Rotation Introduction Introduction

Sometime towards the end of the Stone Age—after mammoth hunts were the pastime du jour but before the Flintstones—mankind stumbled upon the best invention since sliced bread and "30 Rock" reruns: the wheel. Along with enabling agriculture and transportation and construction and pretty much every single thing that makes the modern world the modern world, the wheel opened up a whole new branch of physics in the form of rotational motion.

In the rotational world, our previous study of linear motion is extended to angular analogs: position becomes angle, velocity becomes angular velocity, and acceleration becomes angular acceleration. Much of the physics remains the same, but new ideas like moment of inertia (how objects resist rotation) or torque (what forces do to objects when they try to spin, instead of push, them) let us fully describe rotational motion, the way mass and forces let us describe linear motion.
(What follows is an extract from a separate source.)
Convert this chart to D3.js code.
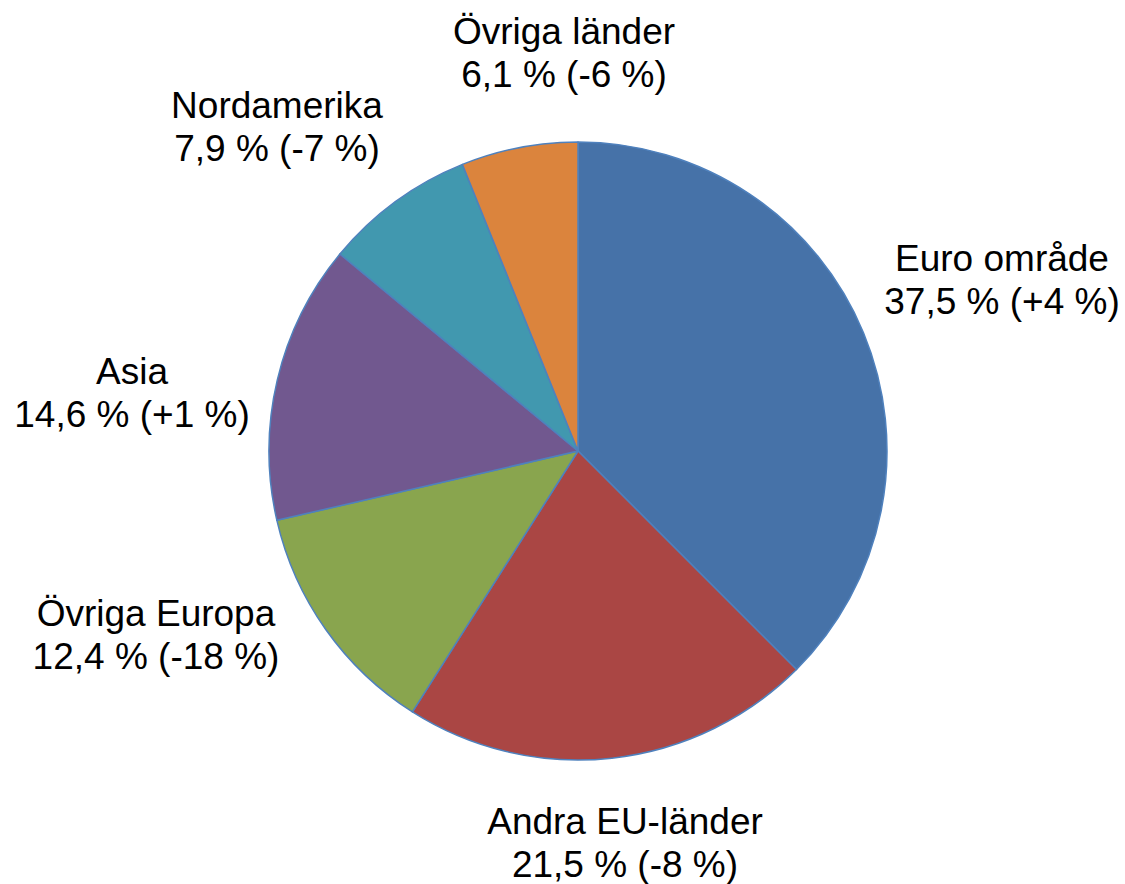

As with any good chunk of physics, rotation also introduces a new conservation law: the law of conservation of angular momentum. Like the linear law of conservation of momentum, this conservation law lets us solve rotational problems by declaring that the total amount of angular momentum in a system must remain constant.

We can put all of these ideas together to examine rolling objects—wheels, tubes, stones, whatever. Rolling objects are moving and spinning, and so have linear kinetic energy as well as rotational kinetic energy.

And if that's all starting to make your head spin, well, good. Get ready to spin some more.